Suffolk households that make $35,985 a year — a number pinpointed as 60 percent of the area’s median income — are using almost half of their income for housing they own and about 28 percent for places they rent.

Statewide, renters are paying far more.

“Rental housing typically has gotten less affordable, because rental prices have continued to go up a little bit over the years,” he said. In addition, the average income of people who rent has “gone down a little bit.”

In 2008, nearly 9,000 households in Suffolk had incomes at or below 60 percent of the median.

Statistics also show an increasing number of Suffolk households are paying more than 30 percent of their income for housing — a contingent typically known as “cost-burdened” or “house-poor.”

In 2008, nearly 40 percent of Suffolk households were cost-burdened for housing.

Not surprisingly, households that make more are less likely to be cost-burdened for housing. About 90 percent of renters who make less than $20,000 are cost-burdened, but only 5 percent of renters who make $75,000 or more are using too much of their income on housing.

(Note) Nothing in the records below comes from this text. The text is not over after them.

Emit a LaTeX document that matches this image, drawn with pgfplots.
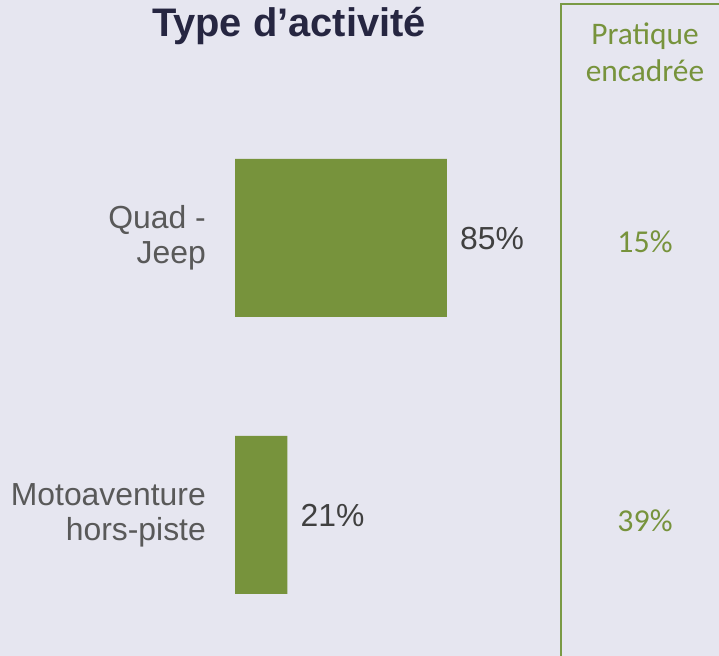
\documentclass[border=0pt]{standalone}
\usepackage{fontspec}
\setmainfont{Liberation Sans}
\newfontfamily\calib{Carlito}
\usepackage{pgfplots}
\pgfplotsset{compat=1.18}
\definecolor{bgcol}{HTML}{E6E6F0}
\definecolor{barcol}{HTML}{77933C}
\definecolor{linecol}{HTML}{7A9A45}
\definecolor{titlecol}{HTML}{262641}
\definecolor{labcol}{HTML}{595959}
\definecolor{valcol}{HTML}{404040}
\begin{document}
\begin{tikzpicture}[x=1bp,y=1bp]
\fill[bgcol] (0,0) rectangle (719,656);
\useasboundingbox (0,0) rectangle (719,656);
% title
\node[anchor=base, font=\bfseries\fontsize{40}{46}\selectfont, text=titlecol, inner sep=0] at (289,619) {Type d’activité};
% right panel border
\draw[linecol, line width=2.7bp] (561,0) -- (561,652) -- (720,652);
\node[align=center, anchor=base, font=\calib\fontsize{31.5}{37}\selectfont, text=barcol, inner sep=0] at (645,611) {Pratique};
\node[align=center, anchor=base, font=\calib\fontsize{31.5}{37}\selectfont, text=barcol, inner sep=0] at (645,574) {encadrée};
\begin{axis}[
  at={(235bp,2.5bp)}, anchor=south west,
  x=2.494bp, y=277bp,
  xmin=0, xmax=120, ymin=-0.5, ymax=1.5,
  hide axis, clip=false,
  xbar, bar width=158bp, bar shift=0pt,
  point meta=x,
  nodes near coords={\pgfmathprintnumber[assume math mode=true]{\pgfplotspointmeta}\%},
  nodes near coords style={anchor=base west, inner sep=0, xshift=13bp, yshift=-12bp,
    font=\fontsize{32}{35}\selectfont, text=valcol},
]
\addplot[fill=barcol, draw=none] coordinates {(85,1) (21,0)};
% category labels
\node[anchor=east, align=right, inner sep=0, xshift=-29bp, font=\fontsize{32}{35}\selectfont, text=labcol] at (axis cs:0,1) {Quad -\\Jeep};
\node[anchor=east, align=right, inner sep=0, xshift=-29bp, font=\fontsize{32}{35}\selectfont, text=labcol] at (axis cs:0,0) {Motoaventure\\hors-piste};
% right panel values
\node[anchor=base, inner sep=0, yshift=-15bp, font=\calib\fontsize{32}{36}\selectfont, text=barcol] at (axis cs:164.4,1) {15\%};
\node[anchor=base, inner sep=0, yshift=-17bp, font=\calib\fontsize{32}{36}\selectfont, text=barcol] at (axis cs:164.4,0) {39\%};
\end{axis}
\end{tikzpicture}
\end{document}
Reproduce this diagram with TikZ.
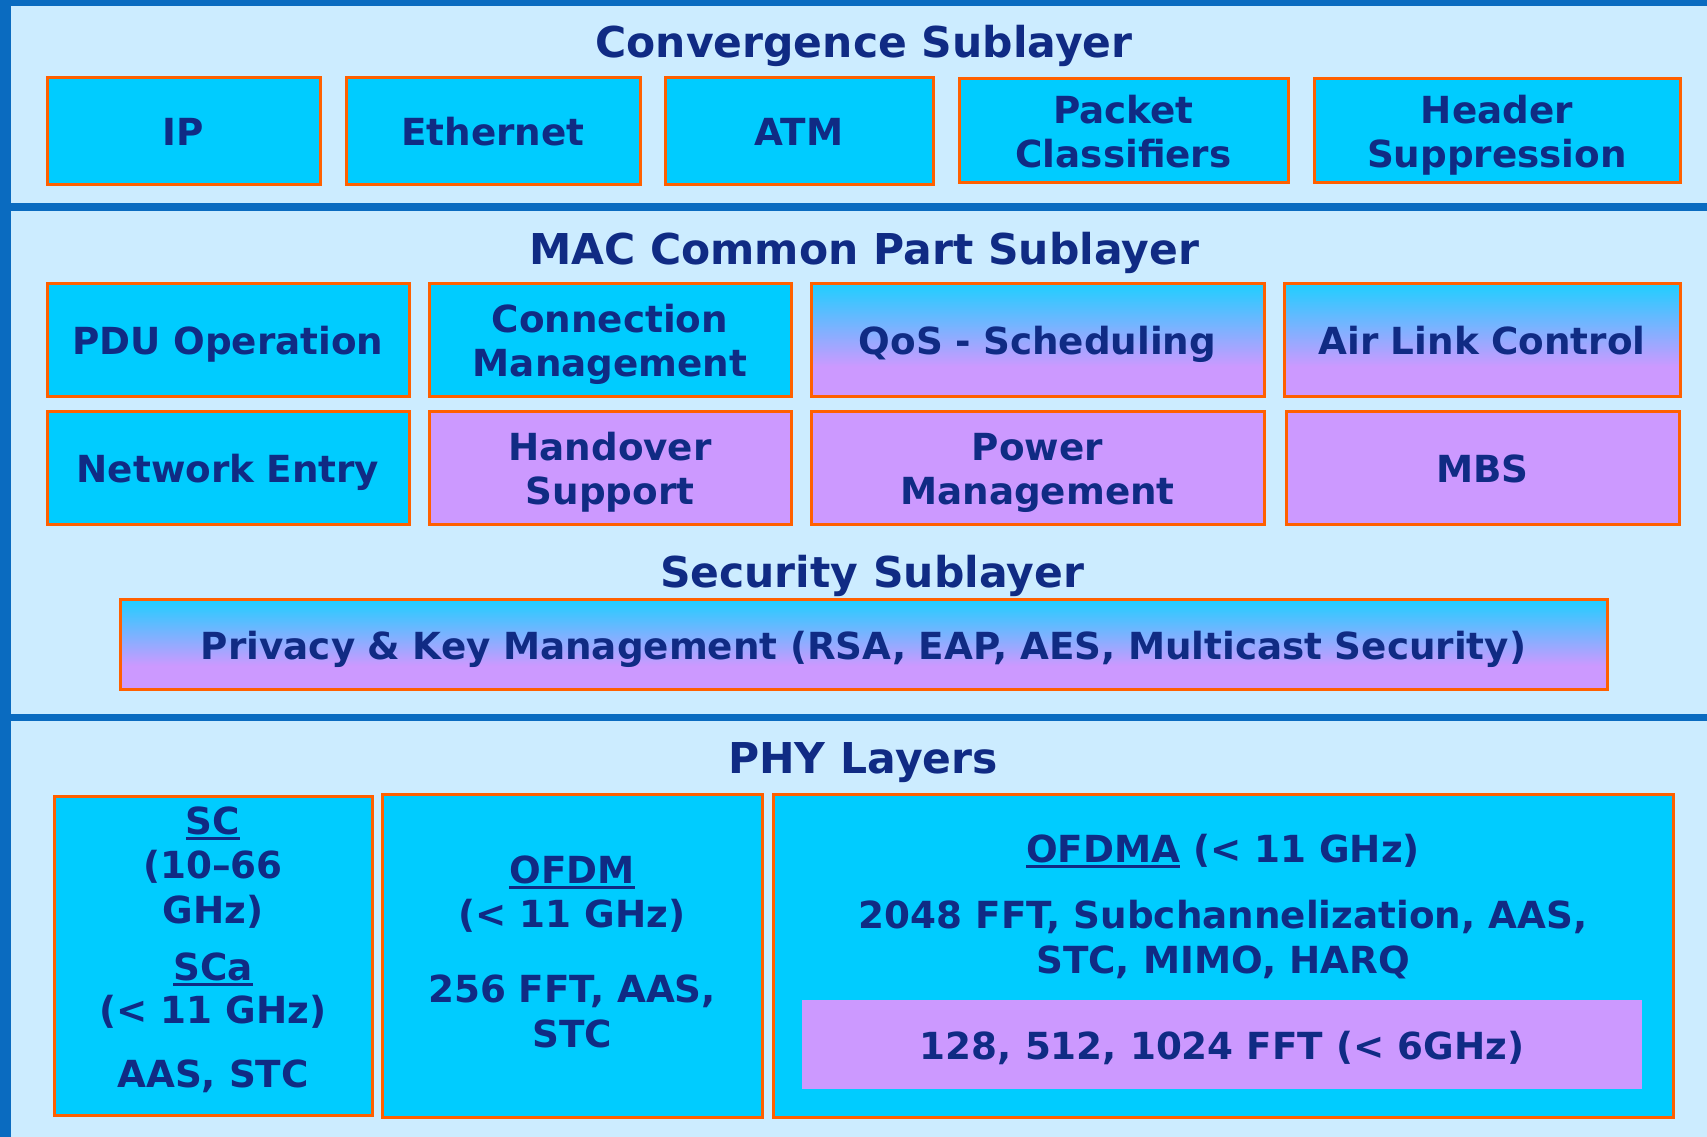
\documentclass[tikz,border=0pt]{standalone}
\usepackage{fontspec}
\setmainfont{DejaVu Sans}
\definecolor{bg}{HTML}{CCECFF}
\definecolor{stripe}{HTML}{0A6BC0}
\definecolor{cy}{HTML}{00CCFF}
\definecolor{lav}{HTML}{CC99FF}
\definecolor{cyT}{HTML}{1ECFFF}
\definecolor{edge}{HTML}{FF6000}
\definecolor{navy}{HTML}{102B84}
\pgfdeclareverticalshading{cylav}{100bp}{color(0bp)=(lav); color(38bp)=(lav); color(75bp)=(cyT); color(100bp)=(cyT)}
\newcommand\boxfont{\fontsize{37.3pt}{44pt}\selectfont\bfseries}
\newcommand\titlefont{\fontsize{42.5pt}{50pt}\selectfont\bfseries}
\newcommand\myul[1]{\setbox0\hbox{#1}\rlap{\rule[-6pt]{\wd0}{3pt}}\box0\relax}
\tikzset{
  box/.style={draw=edge, line width=3pt, inner sep=0pt, text=navy, font=\boxfont, align=center},
  cbox/.style={box, fill=cy},
  pbox/.style={box, fill=lav},
  gbox/.style={box, shade, shading=cylav},
  one/.style={text height=30pt, text depth=0pt},
  two/.style={text height=29pt, text depth=43pt},
  sz/.style 2 args={minimum width=#1pt, minimum height=#2pt, text width=#1pt-12pt},
  ttl/.style={anchor=base, text=navy, font=\titlefont, inner sep=0pt},
  lbl/.style={anchor=base, text=navy, font=\boxfont, inner sep=0pt},
}
\begin{document}
\begin{tikzpicture}[x=1pt, y=-1pt]
\useasboundingbox (0,0) rectangle (1707,1137);
\fill[bg] (0,0) rectangle (1707,1137);
\fill[stripe] (0,0) rectangle (1707,6);
\fill[stripe] (0,0) rectangle (11,1137);
\fill[stripe] (11,203) rectangle (1707,211);
\fill[stripe] (11,714) rectangle (1707,721);

% Convergence Sublayer
\node[ttl] (tcs) at (864,58) {Convergence Sublayer};
\node[cbox, one, sz={273}{106}] (ip) at (183.5,131) {IP};
\node[cbox, one, sz={294}{106}] (eth) at (493,131) {Ethernet};
\node[cbox, one, sz={268}{106}] (atm) at (799,131) {ATM};
\node[cbox, two, sz={329}{104}] (pc) at (1123.5,130.5) {Packet\\Classifiers};
\node[cbox, two, sz={366}{104}] (hs) at (1497,130.5) {Header\\Suppression};

% MAC Common Part Sublayer
\node[ttl] (tmac) at (864,264) {MAC Common Part Sublayer};
\node[cbox, one, sz={362}{113}] (pdu) at (228,339.5) {PDU Operation};
\node[cbox, two, sz={362}{113}] (cm) at (610,339.5) {Connection\\Management};
\node[gbox, one, sz={453}{113}] (qos) at (1037.5,339.5) {QoS - Scheduling};
\node[gbox, one, sz={396}{113}] (alc) at (1482,339.5) {Air Link Control};
\node[cbox, one, sz={362}{113}] (ne) at (228,467.5) {Network Entry};
\node[pbox, two, sz={362}{113}] (hos) at (610,467.5) {Handover\\Support};
\node[pbox, two, sz={453}{113}] (pm) at (1037.5,467.5) {Power\\Management};
\node[pbox, one, sz={393}{113}] (mbs) at (1482.5,467.5) {MBS};

% Security Sublayer
\node[ttl] (tsec) at (872,587) {Security Sublayer};
\node[gbox, one, sz={1487}{90}] (pkm) at (863.5,644) {Privacy \& Key Management (RSA, EAP, AES, Multicast Security)};

% PHY Layers
\node[ttl] (tphy) at (863,773) {PHY Layers};
\node[cbox, minimum width=318pt, minimum height=319pt] (sc) at (213,955.5) {};
\node[cbox, minimum width=380pt, minimum height=323pt] (ofdm) at (572,955.5) {};
\node[cbox, minimum width=900pt, minimum height=323pt] (ofdma) at (1223,955.5) {};
\node[fill=lav, inner sep=0pt, minimum width=840pt, minimum height=89pt] (fft) at (1222,1044.5) {};

\node[lbl] (sc1) at (213,834) {\myul{SC}};
\node[lbl] (sc2) at (213,878) {(10–66};
\node[lbl] (sc3) at (213,923) {GHz)};
\node[lbl] (sc4) at (213,980) {\myul{SCa}};
\node[lbl] (sc5) at (213,1023) {(< 11 GHz)};
\node[lbl] (sc6) at (213,1087) {AAS, STC};

\node[lbl] (of1) at (572,883) {\myul{OFDM}};
\node[lbl] (of2) at (572,927) {(< 11 GHz)};
\node[lbl] (of3) at (572,1002) {256 FFT, AAS,};
\node[lbl] (of4) at (572,1047) {STC};

\node[lbl] (oa1) at (1223,862) {\myul{OFDMA} (< 11 GHz)};
\node[lbl] (oa2) at (1223,928) {2048 FFT, Subchannelization, AAS,};
\node[lbl] (oa3) at (1223,973) {STC, MIMO, HARQ};
\node[lbl] (ffttxt) at (1222,1059) {128, 512, 1024 FFT (< 6GHz)};
\end{tikzpicture}
\end{document}
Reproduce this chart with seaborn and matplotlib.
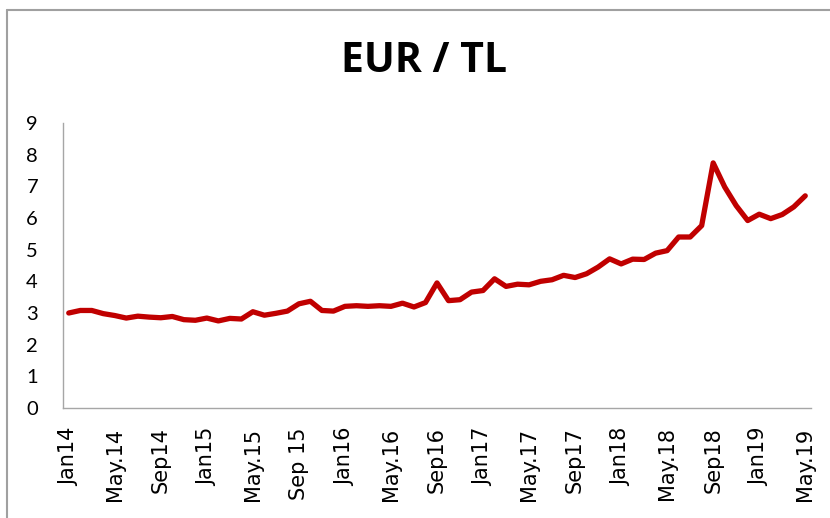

“For lower-income households, typical housing is much less affordable than when you get up around median family income,” Barber said.

Housing Virginia hopes the statistics will be a decision-making tool for private, non-profit and public sectors alike.

“Finally, we will all have a common source of data sets that will enable us to have a common point of departure for the incredibly important conversations we need to have regionally and as a state regarding issues such as housing, land use, economic development,” said Laura Lafayette, vice chair of Housing Virginia.